Amitabha Bagchi’s brilliant novel Half the Night Is Gone has won the prestigious DSC Prize for South Asian Literature 2019. The announcement was made at a special Award Ceremony at the IME Nepal Literature Festival on 16 December this year in the picturesque city of Pokhara. Honorable Mr. Pradeep Gyawali, Minister for Foreign Affairs of Nepal, along with Surina Narula, co-founder of the DSC Prize presented the winner’s trophy to Amitabha Bagchi in an event attended by key dignitaries, literary enthusiasts, writers and media. The DSC Prize has always encouraged diverse voices that bring alive the layered nuances of South Asian life, and Bagchi’s novel, a post-colonial saga that unfolds over three generations, adroitly explores human relationships, and the intertwining of fates and cultures in a thoroughly Indian context. The novel’s amazing attention to details, the inventive use of language, and its memorable and well-defined characters make it an outstanding read.

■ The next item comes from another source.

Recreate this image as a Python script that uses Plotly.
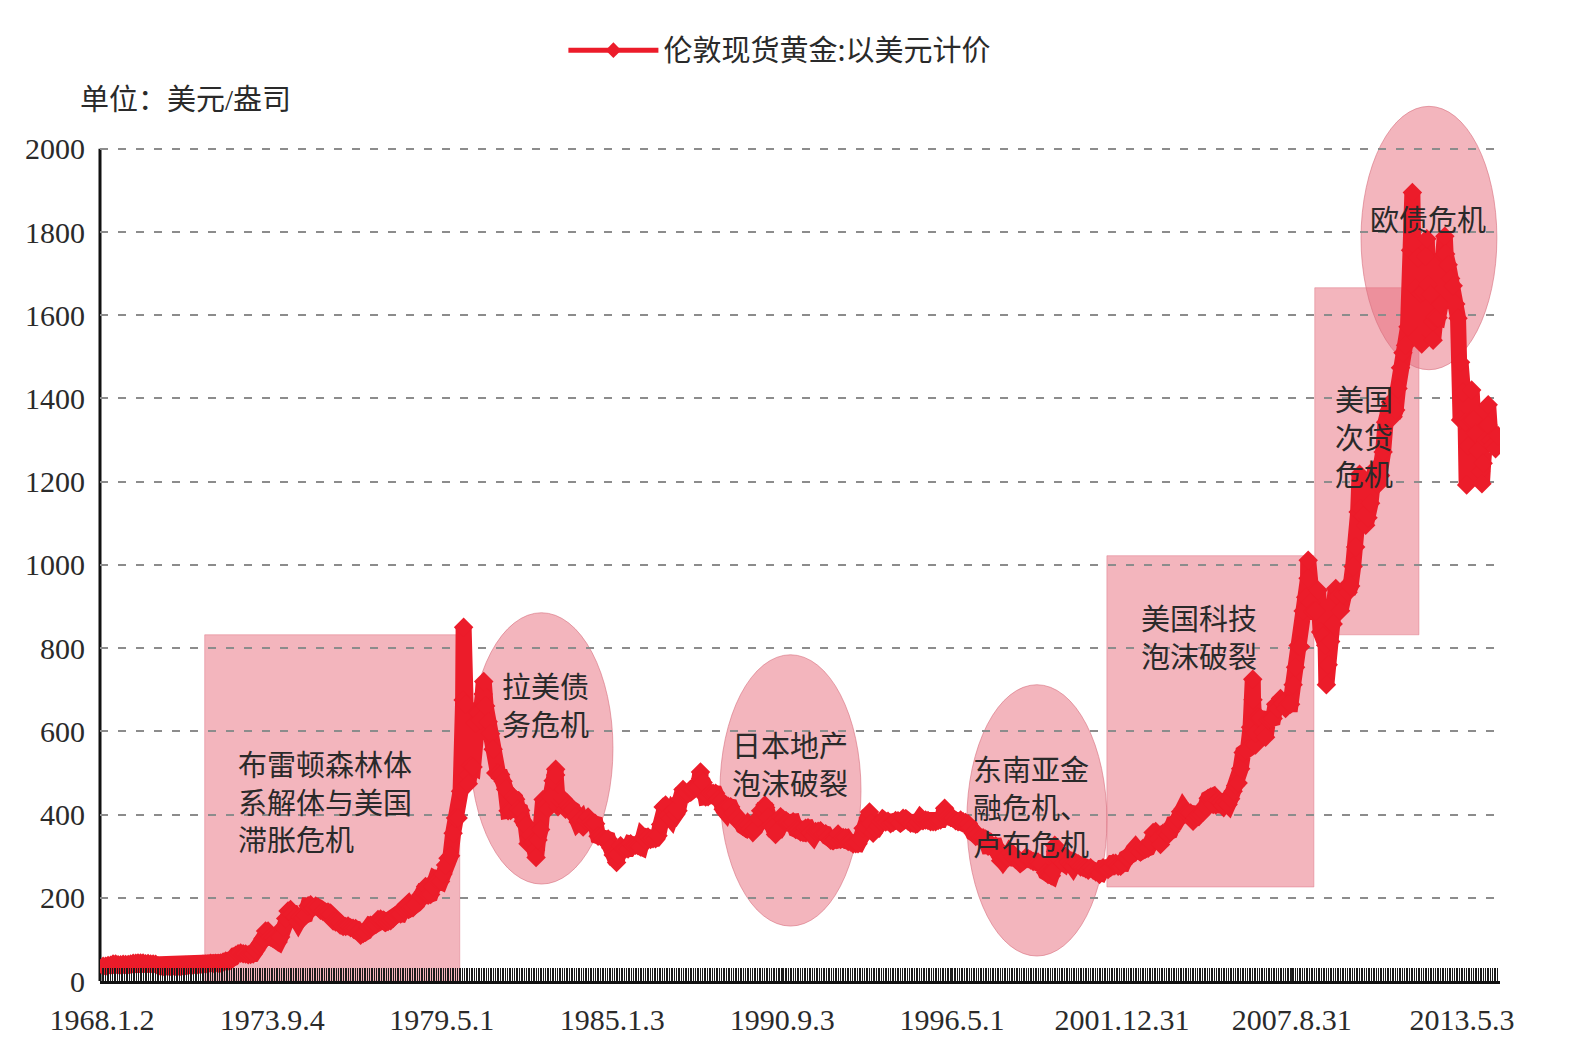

Jury Chair Harish Trivedi, speaking on behalf of the jury said, “For the five jury members located in five different countries, reading 90 novels in 90 days was a transformative experience. Over the months, we arrived at a diverse and inclusive longlist of 15 and a shortlist of 6 novels, representing the polyphonic richness of the region. It is out of this collective literary churning that there has emerged a winner whose work subsumes many languages and sensibilities.”
Half the Night is Gone is a novel about fatherhood, brotherhood and childhood, love, loyalty and poetry. It seeks to make sense of a new India that came into being after independence. Spellbinding and penetrating, Half the Night Is Gone raises questions of religion, literature and society that speak to our fractured times.